Fat Chance Ti

Fat Chance Ti

Chris Chance first started building frames in 1977. By 1982 he’d generated an interest in mountain biking and founded Fat City Cycles. The Fat Chance was one of the first models in the Fat City range, and the Ti version was released in 1992. Fat City was sold for financial reasons to Serotta in 1994, and moved to Glens Falls NY. The employees that were left behind decided to start their own workshop, called Independent Fabrication.

This Fat Chance is in the collection of the Museum Of Mountain Bike Art and Technology (MOMBAT), one of the most extensive collections of retro mountain bikes in the world. It’s been built with as much titanium as possible, and weighs in at around 22.5 pounds. The rear hub is a TNT Ti, the front is a Ringle and both have been laced up with ti spokes to Mavic M231 rims. There’s a Grafton bottom bracket and Joy Stix crank set providing the drive to a ti cassette, the mechs are Shimano XTR. Grip Shift SRT-500 shifters actuate transmission, the cantilevers are Critical Racing and are moderated by Kooka levers. Manitou 2 forks provide front suspension.

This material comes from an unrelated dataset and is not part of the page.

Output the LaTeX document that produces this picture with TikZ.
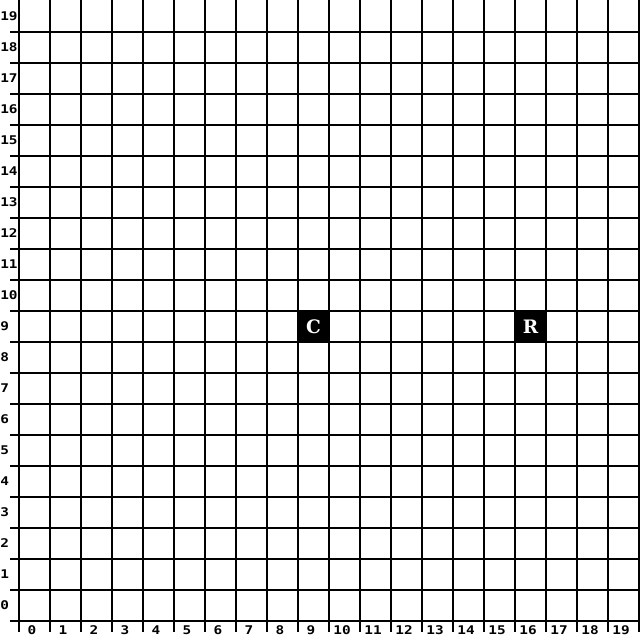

We can all be thankful for the MOMBAT crew for their restraint when it came to the anodised accessories. In those halcyon days of the mid 90s, anodising was sometimes applied to excess, almost always with disastrous results. Bookmark the MOMBAT site, it’s an invaluable resource for those of us who are passionate about the early days of mountain biking.

Fat Chance Ti
Fat Chance Ti
Fat Chance Ti
Fat Chance Ti
Fat Chance Ti

  • Ha,

    I remember back when this was new and lusting over all of those components. Never had the money back then and by the time I did they were old hat and I’d moved on from Mountain Biking. Now I’m starting to get back into it it’s nice to look at these and see what the sport used to be like.

  • RoboticButtocks

    Supreme. I remember that so well, all I could afford was some onza brakes and manitou forks. Great walk down memory lane, big cheers for the link to mombat.

  • Josh

    I worked on that bike, and you can tell it’s one of the first Ti bikes Fat City made because of the two-part, welded down tube and chain stays. For the next year’s model we had developed a method to externally butt the tubes on a lathe. It took some crazy tooling to get it turned to the tolerances and finish that we required, but it was a much better solution.